MAVLINKHUD

Debugging & Fault Analysis

Executive Summary

When an STM32 crashes, it triggers a hardware exception (HardFault, MemManage, BusFault). Unlike a desktop OS that segfaults and keeps running, an embedded controller must either reboot immediately (Watchdog) or freeze for inspection.

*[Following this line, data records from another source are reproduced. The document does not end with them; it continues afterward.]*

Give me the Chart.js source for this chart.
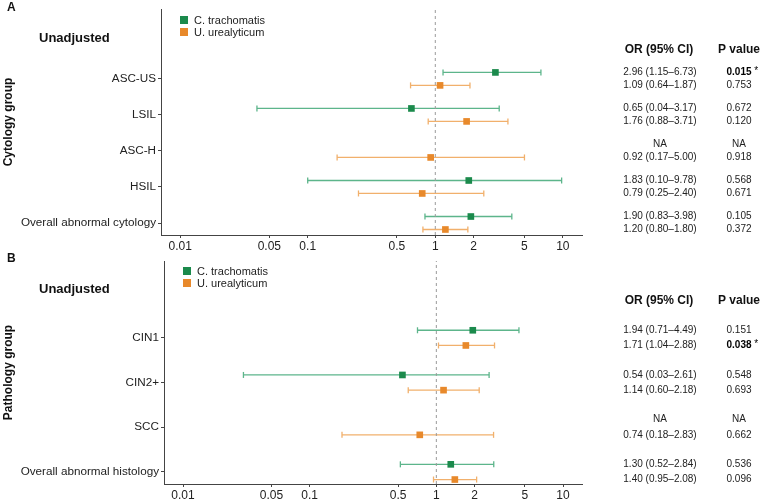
<!DOCTYPE html>
<html>
<head>
<meta charset="utf-8">
<script src="https://cdn.jsdelivr.net/npm/chart.js@4/dist/chart.umd.min.js"></script>
<style>
html,body{margin:0;padding:0;background:#fff;}
canvas{display:block;}
</style>
</head>
<body>
<canvas id="chartA" width="767" height="251"></canvas>
<canvas id="chartB" width="767" height="251"></canvas>
<script>
// ---------- data ----------
const xTicks = [0.01, 0.05, 0.1, 0.5, 1, 2, 5, 10];
const seriesNames = ['C. trachomatis', 'U. urealyticum'];

const cytoCategories = ['ASC-US', 'LSIL', 'ASC-H', 'HSIL', 'Overall abnormal cytology'];
const cytoCtOR = [2.96, 0.65, null, 1.83, 1.90];
const cytoCtLo = [1.15, 0.04, null, 0.10, 0.83];
const cytoCtHi = [6.73, 3.17, null, 9.78, 3.98];
const cytoCtP  = [0.015, 0.672, null, 0.568, 0.105];
const cytoUuOR = [1.09, 1.76, 0.92, 0.79, 1.20];
const cytoUuLo = [0.64, 0.88, 0.17, 0.25, 0.80];
const cytoUuHi = [1.87, 3.71, 5.00, 2.40, 1.80];
const cytoUuP  = [0.753, 0.120, 0.918, 0.671, 0.372];

const pathoCategories = ['CIN1', 'CIN2+', 'SCC', 'Overall abnormal histology'];
const pathoCtOR = [1.94, 0.54, null, 1.30];
const pathoCtLo = [0.71, 0.03, null, 0.52];
const pathoCtHi = [4.49, 2.61, null, 2.84];
const pathoCtP  = [0.151, 0.548, null, 0.536];
const pathoUuOR = [1.71, 1.14, 0.74, 1.40];
const pathoUuLo = [1.04, 0.60, 0.18, 0.95];
const pathoUuHi = [2.88, 2.18, 2.83, 2.08];
const pathoUuP  = [0.038, 0.693, 0.662, 0.096];

// ---------- style ----------
const FONT = '"Liberation Sans", Arial, Helvetica, sans-serif';
Chart.defaults.font.family = FONT;
Chart.defaults.color = '#222';
const squareColors = ['#1b8a4c', '#e8892b'];
const barColors = ['#5db58b', '#f1b06c'];
const xMin = Math.pow(10, -2.15), xMax = Math.pow(10, 1.15);

function fmtOR(or, lo, hi) {
  return or.toFixed(2) + ' (' + lo.toFixed(2) + '\u2013' + hi.toFixed(2) + ')';
}
function fmtP(p) { return p.toFixed(3); }

function buildPanel(id, p) {
  const n = p.categories.length;
  const series = [
    {or: p.ctOR, lo: p.ctLo, hi: p.ctHi, pv: p.ctP, off: p.off},
    {or: p.uuOR, lo: p.uuLo, hi: p.uuHi, pv: p.uuP, off: -p.off}
  ];
  const squares = [], dashed = [], bars = [];
  series.forEach((s, si) => {
    const pts = [];
    s.or.forEach((v, i) => {
      if (v === null) return;
      const y = (n - i) + s.off;
      pts.push({x: v, y: y});
      bars.push({
        data: [{x: s.lo[i], y: y}, {x: s.hi[i], y: y}],
        showLine: true,
        borderColor: barColors[si],
        borderWidth: 1.3,
        pointStyle: 'line',
        rotation: 90,
        pointRadius: 3,
        pointBorderColor: barColors[si],
        pointBorderWidth: 1.3,
        pointBackgroundColor: barColors[si]
      });
    });
    squares.push({
      data: pts,
      pointStyle: 'rect',
      pointRadius: 4.7,
      backgroundColor: squareColors[si],
      pointBackgroundColor: squareColors[si],
      borderWidth: 0,
      pointBorderWidth: 0
    });
  });
  dashed.push({
    data: [{x: 1, y: p.yMin}, {x: 1, y: p.yMax}],
    showLine: true,
    borderColor: '#9a9a9a',
    borderWidth: 1,
    borderDash: [3, 3],
    pointRadius: 0
  });

  const annot = {
    id: 'annot' + id,
    afterDraw(chart) {
      const ctx = chart.ctx;
      const ys = chart.scales.y;
      const ca = chart.chartArea;
      ctx.save();
      ctx.fillStyle = '#111';
      ctx.textBaseline = 'middle';
      // panel letter
      ctx.font = 'bold 12px ' + FONT;
      ctx.textAlign = 'left';
      ctx.fillText(p.letter, 7, 8);
      // Unadjusted
      ctx.font = 'bold 13px ' + FONT;
      ctx.fillText('Unadjusted', 39, 38);
      // y title
      ctx.save();
      ctx.translate(9, (ca.top + ca.bottom) / 2);
      ctx.rotate(-Math.PI / 2);
      ctx.textAlign = 'center';
      ctx.font = 'bold 12px ' + FONT;
      ctx.fillText(p.yTitle, 0, 0);
      ctx.restore();
      // legend
      ctx.font = '11px ' + FONT;
      ctx.textAlign = 'left';
      seriesNames.forEach((nm, si) => {
        const cy = 20 + si * 12;
        ctx.fillStyle = squareColors[si];
        ctx.fillRect(ca.left + 19, cy - 4, 8, 8);
        ctx.fillStyle = '#222';
        ctx.fillText(nm, ca.left + 33, cy + 0.5);
      });
      // table
      const orX = 660, pX = 739;
      ctx.fillStyle = '#111';
      ctx.font = 'bold 12px ' + FONT;
      ctx.textAlign = 'center';
      ctx.fillText('OR (95% CI)', 659, 50);
      ctx.fillText('P value', pX, 50);
      series.forEach((s) => {
        s.or.forEach((v, i) => {
          const y = ys.getPixelForValue((n - i) + s.off);
          ctx.fillStyle = '#222';
          ctx.textAlign = 'center';
          ctx.font = '10px ' + FONT;
          if (v === null) {
            ctx.fillText('NA', orX, y);
            ctx.fillText('NA', pX, y);
            return;
          }
          ctx.fillText(fmtOR(v, s.lo[i], s.hi[i]), orX, y);
          const pt = fmtP(s.pv[i]);
          if (s.pv[i] < 0.05) {
            ctx.font = 'bold 10px ' + FONT;
            ctx.fillStyle = '#000';
            ctx.fillText(pt, pX, y);
            const w = ctx.measureText(pt).width;
            ctx.font = '10px ' + FONT;
            ctx.textAlign = 'left';
            ctx.fillText(' *', pX + w / 2, y - 1);
          } else {
            ctx.fillText(pt, pX, y);
          }
        });
      });
      ctx.restore();
    }
  };

  return new Chart(document.getElementById(id), {
    type: 'scatter',
    data: {datasets: squares.concat(dashed, bars)},
    options: {
      responsive: false,
      animation: false,
      events: [],
      layout: {padding: {left: 0, right: 185, top: p.top, bottom: 0}},
      plugins: {legend: {display: false}, tooltip: {enabled: false}},
      scales: {
        x: {
          type: 'logarithmic',
          min: xMin,
          max: xMax,
          afterBuildTicks: (s) => { s.ticks = xTicks.map(v => ({value: v})); },
          afterFit: (s) => { s.height = p.xHeight; },
          ticks: {
            callback: (v) => String(v),
            autoSkip: false, maxRotation: 0, minRotation: 0,
            padding: 1, color: '#222', font: {size: 12}
          },
          grid: {drawOnChartArea: false, drawTicks: true, tickLength: 3, color: '#444'},
          border: {display: true, color: '#444', width: 1}
        },
        y: {
          type: 'linear',
          min: p.yMin,
          max: p.yMax,
          afterBuildTicks: (s) => { s.ticks = p.categories.map((c, i) => ({value: n - i})); },
          afterFit: (s) => { s.width = p.yWidth; },
          ticks: {
            callback: (v) => p.categories[n - Math.round(v)],
            autoSkip: false, padding: 2, color: '#222', font: {size: 11.7}
          },
          grid: {drawOnChartArea: false, drawTicks: true, tickLength: 3, color: '#444'},
          border: {display: true, color: '#444', width: 1}
        }
      }
    },
    plugins: [annot]
  });
}

buildPanel('chartA', {
  letter: 'A', yTitle: 'Cytology group', categories: cytoCategories,
  ctOR: cytoCtOR, ctLo: cytoCtLo, ctHi: cytoCtHi, ctP: cytoCtP,
  uuOR: cytoUuOR, uuLo: cytoUuLo, uuHi: cytoUuHi, uuP: cytoUuP,
  off: 0.18, yMin: 0.667, yMax: 6.94, top: 9, xHeight: 16, yWidth: 161
});
buildPanel('chartB', {
  letter: 'B', yTitle: 'Pathology group', categories: pathoCategories,
  ctOR: pathoCtOR, ctLo: pathoCtLo, ctHi: pathoCtHi, ctP: pathoCtP,
  uuOR: pathoUuOR, uuLo: pathoUuLo, uuHi: pathoUuHi, uuP: pathoUuP,
  off: 0.17, yMin: 0.73, yMax: 5.72, top: 10, xHeight: 18, yWidth: 164
});
</script>
</body>
</html>
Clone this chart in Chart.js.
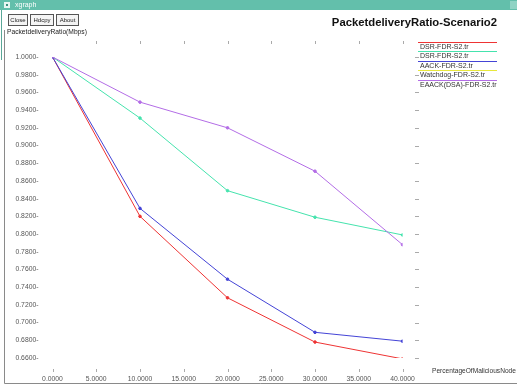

ArduPilot on ChibiOS implements a robust fault capture system that saves the CPU state to persistent storage before rebooting, allowing post-mortem debugging without JTAG.

Theory & Concepts

1. The HardFault Exception

The ARM Cortex-M core jumps to the HardFault_Handler vector when an illegal operation occurs (e.g., accessing invalid memory, dividing by zero, executing a non-thumb instruction).

  • The Stack Frame: The CPU automatically pushes R0-R3, R12, LR, PC, and xPSR to the stack.
  • Analysis: By reading the Program Counter (PC) from the stack, we know exactly where the crash happened.

2. The Watchdog

ArduPilot uses the STM32 Independent Watchdog (IWDG).

  • Timeout: Typically 2 seconds.
  • The Pat: Scheduler::watchdog_pat() resets the timer.
  • Thread Lockup: If the main loop freezes (e.g., infinite loop), the pat stops, and the IWDG resets the chip.

Codebase Investigation

1. The Fault Handler: HardFault_Handler

Located in libraries/AP_HAL_ChibiOS/system.cpp.

  • It copies the stack frame to struct port_extctx.
  • It calls save_fault_watchdog(), which writes the registers to hal.util->persistent_data (Backup SRAM or RTC registers).
  • On the next boot, this data is logged to the SD card (INTERNAL_ERROR messages).

2. The Monitor Thread: _monitor_thread

Located in libraries/AP_HAL_ChibiOS/Scheduler.cpp.

  • A dedicated high-priority thread that wakes up every 10ms.
  • Deadlock Detection: It checks if the main loop hasn't run for > 200ms.
  • Mitigation: If it detects a semaphore deadlock, it attempts to "Force Release" the mutex (try_force_mutex()) to unstick the system before the watchdog bites.

Source Code Reference

Practical Guide: Analyzing a Crash

1. "Internal Error" Message

If your HUD says Internal Error 0x... or the logs show WDOG (Watchdog) events:

  • Get the Log: Download the .bin DataFlash log.
  • Look for MSG: It might print "HardFault at 0x0804..."
  • Addr2Line: Run arm-none-eabi-addr2line -e arducopter.elf 0x0804... to find the exact C++ line number.

2. Using CrashCatcher

For deep debugging, enable AP_CRASHDUMP_ENABLED in hwdef.dat.

  • Behavior: Instead of rebooting, the board freezes and blinks the LED.
  • Recovery: Use Tools/scripts/CrashCatcher.py with a UART adapter to dump the entire RAM state for analysis in GDB.

3. Stack Overflow

If the system reboots randomly during complex missions:

  • Check: SYS_STACK_FREE in the logs.
  • Fix: Increase stack sizes in Scheduler.cpp (THD_WORKING_AREA) or hwdef.dat (PROCESS_STACK).